The aim of the scientists is to understand how automation systems “think” in order to increase their efficiency and apply them in different fields of medicine. To this end, the experts propose a customized tool for each lesion detection program. This serves to improve the decision making of intelligent detectors used in the medical field, which ultimately help professionals to make diagnoses. In addition, it is a method that can be used with other similar screening programs, such as those focused on breast cancer.
As explained in their paper “Ensemble-based genetic algorithm explainer with automized image segmentation: A case study on melanoma detection dataset”, published in Computers in Biology and Medicine and available at: https://doi.org/10.1016/j.compbiomed.2023.106613, the experts have used an approach based on genetic algorithms (computational techniques inspired by biological evolution) and automatic image classification to analyze and detect patterns associated with melanoma in a set of photographs.

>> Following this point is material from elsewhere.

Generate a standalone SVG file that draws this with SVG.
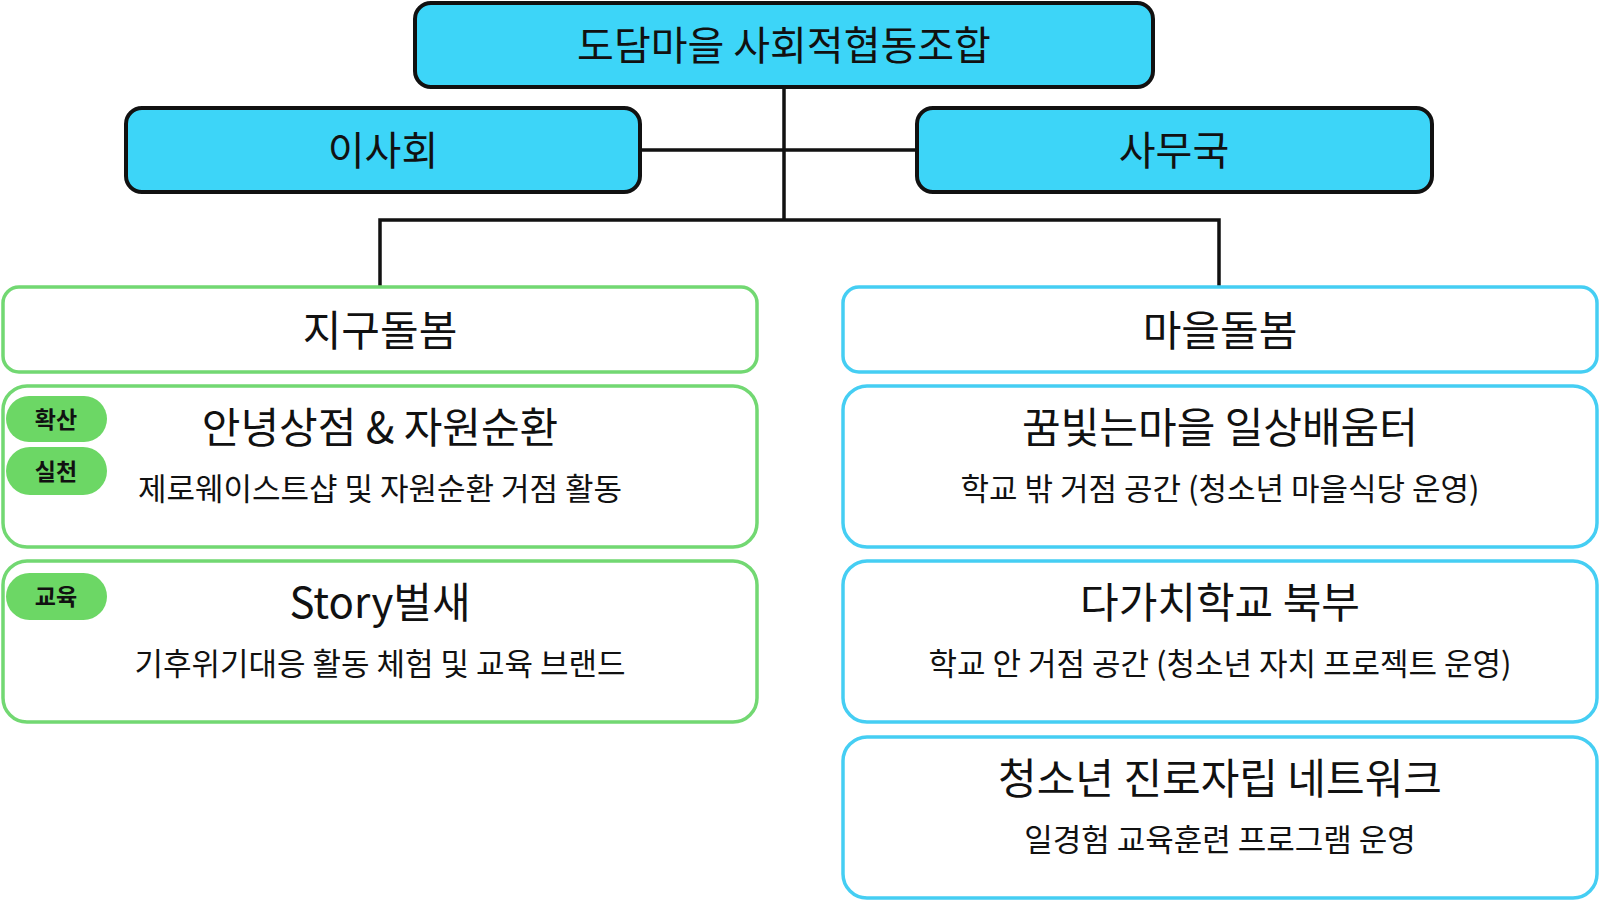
<svg xmlns="http://www.w3.org/2000/svg" width="1600" height="900" viewBox="0 0 1600 900">
<style>
text{font-family:"Noto Sans CJK KR","Noto Sans",sans-serif;fill:#111;text-anchor:middle;dominant-baseline:central}
.top{fill:#3DD5F8;stroke:#111;stroke-width:4}
.g{fill:#fff;stroke:#72D872;stroke-width:3.5}
.c{fill:#fff;stroke:#45CEF3;stroke-width:3.5}
.badge{fill:#6CD765}
.bt{font-size:23px;font-weight:700}
.t1{font-size:40px}
.t2{font-size:42px}
.sub{font-size:31px}
.conn{fill:none;stroke:#111;stroke-width:3.5}
</style>
<rect width="1600" height="900" fill="#fff"/>
<g id="connectors">
<path class="conn" d="M784 87V220M640 150H917M380 287V220H1219V287"/>
</g>
<g id="root"><rect class="top" x="415" y="3" width="738" height="84" rx="16"/><text class="t1" x="784" y="43">도담마을 사회적협동조합</text></g>
<g id="board"><rect class="top" x="126" y="108" width="514" height="84" rx="16"/><text class="t1" x="383" y="148">이사회</text></g>
<g id="office"><rect class="top" x="917" y="108" width="515" height="84" rx="16"/><text class="t1" x="1174" y="148">사무국</text></g>
<g id="district"><rect class="g" x="3" y="287" width="754" height="85" rx="16"/><text class="t2" x="380" y="327">지구돌봄</text></g>
<g id="village"><rect class="c" x="843" y="287" width="754" height="85" rx="16"/><text class="t2" x="1220" y="327">마을돌봄</text></g>
<g id="hello"><rect class="g" x="3" y="386" width="754" height="161" rx="24"/>
<rect class="badge" x="6" y="396" width="101" height="46" rx="23"/><text class="bt" x="56" y="418">확산</text>
<rect class="badge" x="6" y="447" width="101" height="48" rx="24"/><text class="bt" x="56" y="470">실천</text>
<text class="t2" x="380" y="424">안녕상점 &amp; 자원순환</text><text class="sub" x="380" y="486">제로웨이스트샵 및 자원순환 거점 활동</text></g>
<g id="story"><rect class="g" x="3" y="561" width="754" height="161" rx="24"/>
<rect class="badge" x="6" y="573" width="101" height="47" rx="23.5"/><text class="bt" x="56" y="595">교육</text>
<text class="t2" x="380" y="599">Story벌새</text><text class="sub" x="380" y="661">기후위기대응 활동 체험 및 교육 브랜드</text></g>
<g id="dream"><rect class="c" x="843" y="386" width="754" height="161" rx="24"/>
<text class="t2" x="1220" y="424">꿈빛는마을 일상배움터</text><text class="sub" x="1220" y="486">학교 밖 거점 공간 (청소년 마을식당 운영)</text></g>
<g id="dagachi"><rect class="c" x="843" y="561" width="754" height="161" rx="24"/>
<text class="t2" x="1220" y="599">다가치학교 북부</text><text class="sub" x="1220" y="661">학교 안 거점 공간 (청소년 자치 프로젝트 운영)</text></g>
<g id="youth"><rect class="c" x="843" y="737" width="754" height="161" rx="24"/>
<text class="t2" x="1220" y="775">청소년 진로자립 네트워크</text><text class="sub" x="1220" y="837">일경험 교육훈련 프로그램 운영</text></g>
</svg>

The researchers’ work focused on determining how the algorithm “thinks”, thus developing an “explainer”. This highlights on the photographs the areas on which the system focuses to detect melanoma. Visually, it can be seen how different pixels are illuminated in yellow. Thus, experts can know which area the “black box” algorithm is “looking at” and what logical process it follows to determine whether, for example, a spot is a melanoma or not.
To test the effectiveness of this “explainer,” the Khaos Research Group at the Institute of Software Technology and Engineering, has assembled a set of images, drawn from free banks and privately held medical databases, containing spots, moles, freckles and other skin markings. Typically, doctors look at changes in shape, color, size or texture to determine whether they are benign or have progressed to melanoma. Thus, they have noticed that when the algorithm gets it right, it looks at very characteristic areas of skin tags; like physicians, while when it misses, it looks at less representative areas. “It detects different skin lesions such as melanoma, nevus, keratosis and healthy moles,” says University of Malaga researcher José Manuel García-Nieto.

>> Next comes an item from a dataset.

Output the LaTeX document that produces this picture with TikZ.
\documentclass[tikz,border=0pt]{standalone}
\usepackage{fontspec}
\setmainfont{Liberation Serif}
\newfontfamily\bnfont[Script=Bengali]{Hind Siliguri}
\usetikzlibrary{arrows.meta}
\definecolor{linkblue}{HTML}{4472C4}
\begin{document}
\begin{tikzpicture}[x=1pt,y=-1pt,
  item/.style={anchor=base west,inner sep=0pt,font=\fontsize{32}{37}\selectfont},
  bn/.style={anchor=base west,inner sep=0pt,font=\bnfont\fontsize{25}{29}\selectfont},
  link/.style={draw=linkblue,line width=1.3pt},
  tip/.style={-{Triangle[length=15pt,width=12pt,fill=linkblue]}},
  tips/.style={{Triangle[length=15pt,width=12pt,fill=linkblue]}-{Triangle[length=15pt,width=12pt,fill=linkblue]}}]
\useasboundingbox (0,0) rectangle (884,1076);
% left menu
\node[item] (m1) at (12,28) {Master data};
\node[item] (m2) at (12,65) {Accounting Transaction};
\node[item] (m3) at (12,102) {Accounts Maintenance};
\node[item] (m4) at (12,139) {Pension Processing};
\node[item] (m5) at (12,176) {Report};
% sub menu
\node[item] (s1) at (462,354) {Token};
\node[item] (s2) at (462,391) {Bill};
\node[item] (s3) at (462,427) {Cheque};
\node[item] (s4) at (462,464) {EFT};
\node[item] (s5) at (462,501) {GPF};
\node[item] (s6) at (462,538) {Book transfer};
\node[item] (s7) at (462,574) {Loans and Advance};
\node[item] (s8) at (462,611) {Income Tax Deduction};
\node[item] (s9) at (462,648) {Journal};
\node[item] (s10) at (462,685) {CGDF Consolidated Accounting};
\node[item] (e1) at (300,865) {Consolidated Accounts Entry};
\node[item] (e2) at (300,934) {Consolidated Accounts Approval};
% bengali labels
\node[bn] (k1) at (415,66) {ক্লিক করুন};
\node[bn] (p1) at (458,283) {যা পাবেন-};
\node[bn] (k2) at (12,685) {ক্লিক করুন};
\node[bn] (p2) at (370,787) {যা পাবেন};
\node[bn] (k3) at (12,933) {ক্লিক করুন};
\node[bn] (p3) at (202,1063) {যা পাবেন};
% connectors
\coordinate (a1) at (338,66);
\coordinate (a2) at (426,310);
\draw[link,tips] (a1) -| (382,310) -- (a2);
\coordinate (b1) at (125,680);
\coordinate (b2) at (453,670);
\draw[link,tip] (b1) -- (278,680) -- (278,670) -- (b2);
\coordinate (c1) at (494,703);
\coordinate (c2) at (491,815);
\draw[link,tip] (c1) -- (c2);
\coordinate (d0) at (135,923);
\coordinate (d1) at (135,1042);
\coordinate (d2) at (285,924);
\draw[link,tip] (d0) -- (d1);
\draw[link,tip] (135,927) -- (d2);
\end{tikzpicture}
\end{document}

To test the effectiveness of this tool, the experts have counted on the collaboration of Dr. Miguel Ángel Berciano (Intercenter Oncology Unit of the Virgen de la Victoria University Hospital), who, together with his collaborators, has checked the algorithm’s responses and has guided the researchers on the veracity of their answers and on the areas of interest for detecting possible pathologies in the skin marks.
Thus, the researchers have verified that the “explainer” works and that, based on it, the algorithm can be “taught” to follow the appropriate steps to detect the most complicated cases of melanoma. “The program does not replace in any case the work and diagnosis of a physician, but we propose it as a tool for pre-diagnosis of melanoma, as is already done in other hospitals with artificial intelligence that detects breast cancer,” concludes García-Nieto.
This work, which has been financed by the Ministry of Science and Innovation and the University of Malaga’s own funds, has as its next step the transfer of this “explainer” to domains other than the medical field, such as agriculture or environmental observation of the Earth.